Exercise requirements: Omit all images. Write out the rest of the material exactly.

Dataset entries:

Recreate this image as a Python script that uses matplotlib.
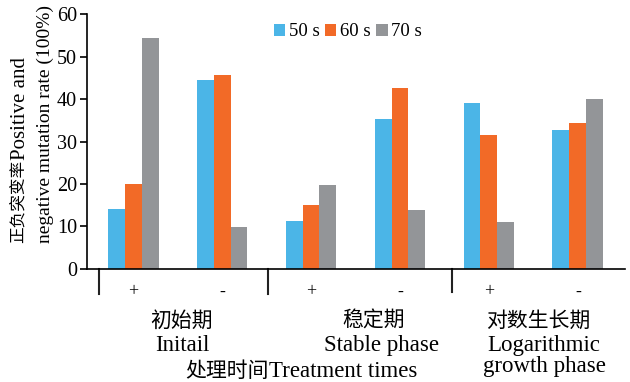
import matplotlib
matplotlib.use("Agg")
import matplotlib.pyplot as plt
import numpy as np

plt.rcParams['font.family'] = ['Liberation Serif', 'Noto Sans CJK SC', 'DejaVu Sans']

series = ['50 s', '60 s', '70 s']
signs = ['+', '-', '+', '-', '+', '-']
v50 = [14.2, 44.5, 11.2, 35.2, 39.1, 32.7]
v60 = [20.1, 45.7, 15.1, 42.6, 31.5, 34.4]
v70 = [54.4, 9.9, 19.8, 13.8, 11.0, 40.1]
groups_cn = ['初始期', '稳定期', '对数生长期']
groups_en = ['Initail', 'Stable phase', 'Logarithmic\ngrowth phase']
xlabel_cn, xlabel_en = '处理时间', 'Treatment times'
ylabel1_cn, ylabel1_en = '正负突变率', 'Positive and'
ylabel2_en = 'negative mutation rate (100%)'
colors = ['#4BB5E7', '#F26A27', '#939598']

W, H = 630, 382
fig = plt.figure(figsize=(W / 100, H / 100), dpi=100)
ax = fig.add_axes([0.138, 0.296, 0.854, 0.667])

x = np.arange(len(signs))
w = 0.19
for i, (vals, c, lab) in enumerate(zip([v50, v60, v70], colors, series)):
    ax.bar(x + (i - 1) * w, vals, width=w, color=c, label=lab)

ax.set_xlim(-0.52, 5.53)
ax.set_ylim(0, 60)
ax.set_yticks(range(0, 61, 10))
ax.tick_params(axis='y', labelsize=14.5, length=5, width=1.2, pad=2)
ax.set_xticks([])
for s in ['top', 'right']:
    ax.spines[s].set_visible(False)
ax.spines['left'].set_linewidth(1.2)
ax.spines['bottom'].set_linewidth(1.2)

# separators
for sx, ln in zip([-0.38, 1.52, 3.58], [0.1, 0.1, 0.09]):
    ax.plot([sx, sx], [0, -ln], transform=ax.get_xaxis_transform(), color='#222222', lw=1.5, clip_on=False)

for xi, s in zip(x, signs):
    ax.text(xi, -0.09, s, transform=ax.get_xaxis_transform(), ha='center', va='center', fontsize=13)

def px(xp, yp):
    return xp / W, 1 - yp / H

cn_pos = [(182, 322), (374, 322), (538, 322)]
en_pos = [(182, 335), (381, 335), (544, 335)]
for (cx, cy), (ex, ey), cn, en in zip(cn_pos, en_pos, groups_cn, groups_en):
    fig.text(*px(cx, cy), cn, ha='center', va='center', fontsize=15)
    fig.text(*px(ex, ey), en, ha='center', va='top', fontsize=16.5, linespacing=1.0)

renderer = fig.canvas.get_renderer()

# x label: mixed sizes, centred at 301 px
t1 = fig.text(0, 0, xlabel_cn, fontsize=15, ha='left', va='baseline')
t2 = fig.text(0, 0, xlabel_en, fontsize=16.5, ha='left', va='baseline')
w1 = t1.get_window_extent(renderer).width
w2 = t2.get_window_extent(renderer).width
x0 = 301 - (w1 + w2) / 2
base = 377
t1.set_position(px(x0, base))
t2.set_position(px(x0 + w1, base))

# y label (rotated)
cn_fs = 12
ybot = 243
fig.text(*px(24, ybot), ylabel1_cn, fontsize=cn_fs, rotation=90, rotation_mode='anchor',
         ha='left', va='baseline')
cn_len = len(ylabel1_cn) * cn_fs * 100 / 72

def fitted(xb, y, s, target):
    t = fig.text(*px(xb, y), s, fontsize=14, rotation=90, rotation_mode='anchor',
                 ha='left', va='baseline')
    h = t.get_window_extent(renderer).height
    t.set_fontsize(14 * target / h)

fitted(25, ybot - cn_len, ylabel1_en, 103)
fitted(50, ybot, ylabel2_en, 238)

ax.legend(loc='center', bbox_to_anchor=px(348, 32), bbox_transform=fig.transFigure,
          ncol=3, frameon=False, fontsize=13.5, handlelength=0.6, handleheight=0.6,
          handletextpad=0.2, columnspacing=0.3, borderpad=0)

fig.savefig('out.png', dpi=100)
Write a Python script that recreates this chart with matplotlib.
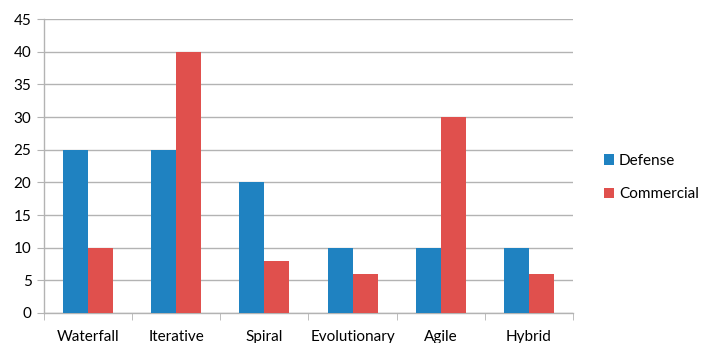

The reply:
Recreate this image as a Python script that uses matplotlib.
import matplotlib
matplotlib.use("Agg")
import matplotlib.pyplot as plt
import numpy as np

plt.rcParams['font.family'] = ['Liberation Serif', 'Noto Sans CJK SC', 'DejaVu Sans']

series = ['50 s', '60 s', '70 s']
signs = ['+', '-', '+', '-', '+', '-']
v50 = [14.2, 44.5, 11.2, 35.2, 39.1, 32.7]
v60 = [20.1, 45.7, 15.1, 42.6, 31.5, 34.4]
v70 = [54.4, 9.9, 19.8, 13.8, 11.0, 40.1]
groups_cn = ['初始期', '稳定期', '对数生长期']
groups_en = ['Initail', 'Stable phase', 'Logarithmic\ngrowth phase']
xlabel_cn, xlabel_en = '处理时间', 'Treatment times'
ylabel1_cn, ylabel1_en = '正负突变率', 'Positive and'
ylabel2_en = 'negative mutation rate (100%)'
colors = ['#4BB5E7', '#F26A27', '#939598']

W, H = 630, 382
fig = plt.figure(figsize=(W / 100, H / 100), dpi=100)
ax = fig.add_axes([0.138, 0.296, 0.854, 0.667])

x = np.arange(len(signs))
w = 0.19
for i, (vals, c, lab) in enumerate(zip([v50, v60, v70], colors, series)):
    ax.bar(x + (i - 1) * w, vals, width=w, color=c, label=lab)

ax.set_xlim(-0.52, 5.53)
ax.set_ylim(0, 60)
ax.set_yticks(range(0, 61, 10))
ax.tick_params(axis='y', labelsize=14.5, length=5, width=1.2, pad=2)
ax.set_xticks([])
for s in ['top', 'right']:
    ax.spines[s].set_visible(False)
ax.spines['left'].set_linewidth(1.2)
ax.spines['bottom'].set_linewidth(1.2)

# separators
for sx, ln in zip([-0.38, 1.52, 3.58], [0.1, 0.1, 0.09]):
    ax.plot([sx, sx], [0, -ln], transform=ax.get_xaxis_transform(), color='#222222', lw=1.5, clip_on=False)

for xi, s in zip(x, signs):
    ax.text(xi, -0.09, s, transform=ax.get_xaxis_transform(), ha='center', va='center', fontsize=13)

def px(xp, yp):
    return xp / W, 1 - yp / H

cn_pos = [(182, 322), (374, 322), (538, 322)]
en_pos = [(182, 335), (381, 335), (544, 335)]
for (cx, cy), (ex, ey), cn, en in zip(cn_pos, en_pos, groups_cn, groups_en):
    fig.text(*px(cx, cy), cn, ha='center', va='center', fontsize=15)
    fig.text(*px(ex, ey), en, ha='center', va='top', fontsize=16.5, linespacing=1.0)

renderer = fig.canvas.get_renderer()

# x label: mixed sizes, centred at 301 px
t1 = fig.text(0, 0, xlabel_cn, fontsize=15, ha='left', va='baseline')
t2 = fig.text(0, 0, xlabel_en, fontsize=16.5, ha='left', va='baseline')
w1 = t1.get_window_extent(renderer).width
w2 = t2.get_window_extent(renderer).width
x0 = 301 - (w1 + w2) / 2
base = 377
t1.set_position(px(x0, base))
t2.set_position(px(x0 + w1, base))

# y label (rotated)
cn_fs = 12
ybot = 243
fig.text(*px(24, ybot), ylabel1_cn, fontsize=cn_fs, rotation=90, rotation_mode='anchor',
         ha='left', va='baseline')
cn_len = len(ylabel1_cn) * cn_fs * 100 / 72

def fitted(xb, y, s, target):
    t = fig.text(*px(xb, y), s, fontsize=14, rotation=90, rotation_mode='anchor',
                 ha='left', va='baseline')
    h = t.get_window_extent(renderer).height
    t.set_fontsize(14 * target / h)

fitted(25, ybot - cn_len, ylabel1_en, 103)
fitted(50, ybot, ylabel2_en, 238)

ax.legend(loc='center', bbox_to_anchor=px(348, 32), bbox_transform=fig.transFigure,
          ncol=3, frameon=False, fontsize=13.5, handlelength=0.6, handleheight=0.6,
          handletextpad=0.2, columnspacing=0.3, borderpad=0)

fig.savefig('out.png', dpi=100)
Write a Python script that recreates this chart with matplotlib.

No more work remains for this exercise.